Chegado, faz tempo, de São Tomé e Príncipe, trazia colado ao corpo o cheiro a café e a cacau da época. E os meus olhos já morrem de saudades de tanto mar bom, do tamanho do céu e do verde que brota da terra em qualquer lugar que terra haja.

João de Santarém e Pêro Escobar não viram vivalma quando aqui lançaram âncora, nem porventura tiveram notícia que o achado se transformou depois num entreposto de escravos. Talvez tenham deixado pegadas nas areias de todas as praias, mas nunca vieram a saber o que leve-leve quer dizer. Ali é a vida que nos passeia pela mão à descoberta do paraíso perdido no meio do Golfo da Guiné, mesmo em cima da linha do equador.

Aos navegadores de quinhentos, hoje transformados em serenas estátuas de pedra, já é impossível explicar que por aqui andam agora apóstolos do descanso.

A caminho do Norte tento enlaçar só para mim a vista da Baía de Ana Chaves e da Lagoa Azul. Até chegar a Neves ou mesmo a Santa Catarina, onde os pescadores se fazem às ondas em escavados troncos de árvores a que chamam canoas. Na rota do Sul os meus passos percorrem o bairro do Pantufo, a vila de Angolares até Porto Alegre com a Praia Piscina, onde os cajueiros deitados se espreguiçam em areias finas.

Deposito cuidadosamente na retina da minha memória, lugar secreto onde guardo raridades, os edifícios em puro estilo colonial das Roças de Água Izé, São João, Bombaim e Monte Café. E outras preciosidades, como a cara daquele menino a empurrar um carrinho feito de lata velha e arame, como se fosse senhor do mundo e tudo tivesse, apesar de nada ter. A isto se chama felicidade e eu concordo.

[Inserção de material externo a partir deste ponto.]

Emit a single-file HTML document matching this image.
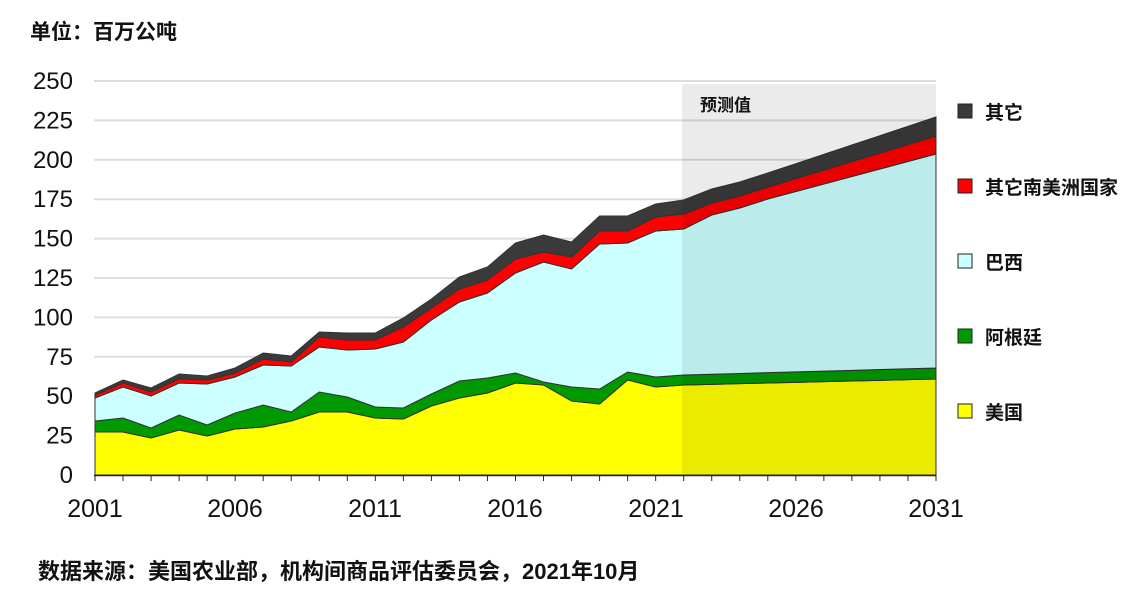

São Tomé lembra-me o grande jardim das brincadeiras de quando eu também era criança. Deveria ser decretado, e passar a obrigatório, plantar um jardim nos sonhos espantados da nossa infância. E fica-me a faltar o Príncipe – encomenda para próximo escrito. E também, é claro, o “Pardal do Norte” que só foi avistado duas vezes, lá pelos anos idos de 1888 e 1991.

Chegado, faz tanto tempo, da República Democrática de São Tomé e Príncipe, mantenho a convicção que Portugal devia ter olhos de ver para este gigante porta-aviões estacionado no Golfo da Guiné, na costa equatorial ocidental de África. A 250 km do Gabão. Porque há quem chame a isso visão estratégica – se ainda formos a tempo.